YOUR INSTRUCTIONS: Quote every line as written. Omit pictures.

DATA IN THIS EXERCISE:
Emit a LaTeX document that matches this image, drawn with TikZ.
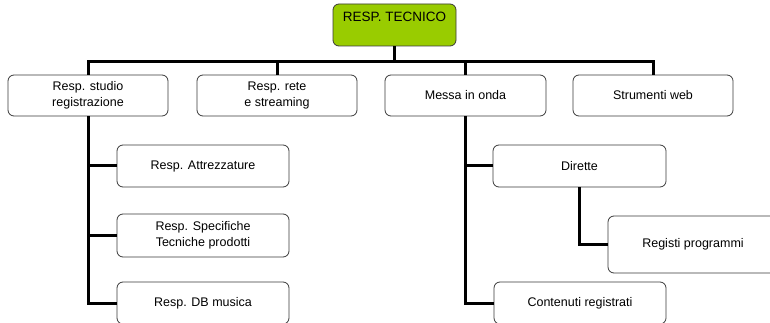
\documentclass[tikz,border=0pt]{standalone}
\usepackage{fontspec}
\setmainfont{Liberation Sans}
\definecolor{titlegreen}{HTML}{99CC00}
\definecolor{boxline}{HTML}{3A3A3A}
\tikzset{
  orgbox/.style={draw=boxline, line width=0.8pt, rounded corners=6pt, fill=white,
    align=center, inner sep=0pt, font=\fontsize{12.5}{15.5}\selectfont},
  titlebox/.style={orgbox, fill=titlegreen, minimum width=123pt,
    text height=14pt, text depth=20pt, inner ysep=4pt, font=\fontsize{13.5}{16}\selectfont},
  conn/.style={line width=3pt, black, line join=miter}
}
\begin{document}
\begin{tikzpicture}[x=1pt,y=-1pt]
\useasboundingbox (0,0) rectangle (770,323);
\clip (0,0) rectangle (770,323);
\fill[white] (0,0) rectangle (770,323);
% nodes
\node[titlebox] (t) at (394.5,25) {RESP. TECNICO};
\node[orgbox, minimum width=160pt, minimum height=41pt] (b1) at (88,95.5) {Resp. studio\\registrazione};
\node[orgbox, minimum width=160pt, minimum height=41pt] (b2) at (277,95.5) {Resp. rete\\e streaming};
\node[orgbox, minimum width=161pt, minimum height=41pt] (b3) at (465.5,95.5) {Messa in onda};
\node[orgbox, minimum width=160pt, minimum height=41pt] (b4) at (653,95.5) {Strumenti web};
\node[orgbox, minimum width=172pt, minimum height=42pt] (c1) at (203,166) {Resp. Attrezzature};
\node[orgbox, minimum width=172pt, minimum height=43pt] (c2) at (203,235.5) {Resp. Specifiche\\Tecniche prodotti};
\node[orgbox, minimum width=172pt, minimum height=42pt] (c3) at (203,303) {Resp. DB musica};
\node[orgbox, minimum width=173pt, minimum height=42pt] (d1) at (579.5,166) {Dirette};
\node[orgbox, minimum width=172pt, minimum height=42pt] (d3) at (580,303) {Contenuti registrati};
\node[orgbox, minimum width=170pt, minimum height=57pt] (d2) at (693,244.5) {Registi programmi};
% connectors
\coordinate (bus) at (0,62);
\draw[conn] (b1.north) -- (b1.north |- bus) -- (b4.north |- bus) -- (b4.north);
\draw[conn] (t.south) -- (t.south |- bus);
\draw[conn] (b2.north) -- (b2.north |- bus);
\draw[conn] (b3.north) -- (b3.north |- bus);
\draw[conn] (b1.south) |- (c3.west);
\draw[conn] (b1.south |- c1.west) -- (c1.west);
\draw[conn] (b1.south |- c2.west) -- (c2.west);
\draw[conn] (b3.south) |- (d3.west);
\draw[conn] (b3.south |- d1.west) -- (d1.west);
\draw[conn] (d1.south) |- (d2.west);
\end{tikzpicture}
\end{document}
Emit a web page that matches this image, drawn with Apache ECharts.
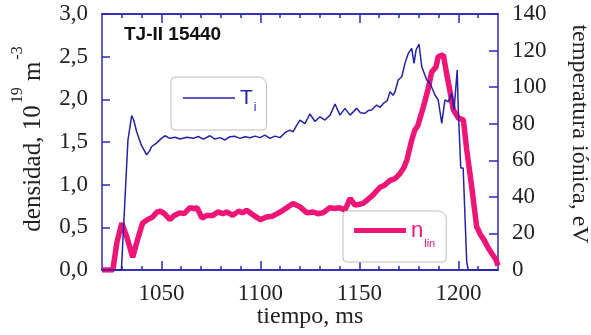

ANSWER FOR THE TASK:
Emit a LaTeX document that matches this image, drawn with TikZ.
\documentclass[tikz,border=0pt]{standalone}
\usepackage{fontspec}
\setmainfont{Liberation Sans}
\definecolor{titlegreen}{HTML}{99CC00}
\definecolor{boxline}{HTML}{3A3A3A}
\tikzset{
  orgbox/.style={draw=boxline, line width=0.8pt, rounded corners=6pt, fill=white,
    align=center, inner sep=0pt, font=\fontsize{12.5}{15.5}\selectfont},
  titlebox/.style={orgbox, fill=titlegreen, minimum width=123pt,
    text height=14pt, text depth=20pt, inner ysep=4pt, font=\fontsize{13.5}{16}\selectfont},
  conn/.style={line width=3pt, black, line join=miter}
}
\begin{document}
\begin{tikzpicture}[x=1pt,y=-1pt]
\useasboundingbox (0,0) rectangle (770,323);
\clip (0,0) rectangle (770,323);
\fill[white] (0,0) rectangle (770,323);
% nodes
\node[titlebox] (t) at (394.5,25) {RESP. TECNICO};
\node[orgbox, minimum width=160pt, minimum height=41pt] (b1) at (88,95.5) {Resp. studio\\registrazione};
\node[orgbox, minimum width=160pt, minimum height=41pt] (b2) at (277,95.5) {Resp. rete\\e streaming};
\node[orgbox, minimum width=161pt, minimum height=41pt] (b3) at (465.5,95.5) {Messa in onda};
\node[orgbox, minimum width=160pt, minimum height=41pt] (b4) at (653,95.5) {Strumenti web};
\node[orgbox, minimum width=172pt, minimum height=42pt] (c1) at (203,166) {Resp. Attrezzature};
\node[orgbox, minimum width=172pt, minimum height=43pt] (c2) at (203,235.5) {Resp. Specifiche\\Tecniche prodotti};
\node[orgbox, minimum width=172pt, minimum height=42pt] (c3) at (203,303) {Resp. DB musica};
\node[orgbox, minimum width=173pt, minimum height=42pt] (d1) at (579.5,166) {Dirette};
\node[orgbox, minimum width=172pt, minimum height=42pt] (d3) at (580,303) {Contenuti registrati};
\node[orgbox, minimum width=170pt, minimum height=57pt] (d2) at (693,244.5) {Registi programmi};
% connectors
\coordinate (bus) at (0,62);
\draw[conn] (b1.north) -- (b1.north |- bus) -- (b4.north |- bus) -- (b4.north);
\draw[conn] (t.south) -- (t.south |- bus);
\draw[conn] (b2.north) -- (b2.north |- bus);
\draw[conn] (b3.north) -- (b3.north |- bus);
\draw[conn] (b1.south) |- (c3.west);
\draw[conn] (b1.south |- c1.west) -- (c1.west);
\draw[conn] (b1.south |- c2.west) -- (c2.west);
\draw[conn] (b3.south) |- (d3.west);
\draw[conn] (b3.south |- d1.west) -- (d1.west);
\draw[conn] (d1.south) |- (d2.west);
\end{tikzpicture}
\end{document}
Emit a web page that matches this image, drawn with Apache ECharts.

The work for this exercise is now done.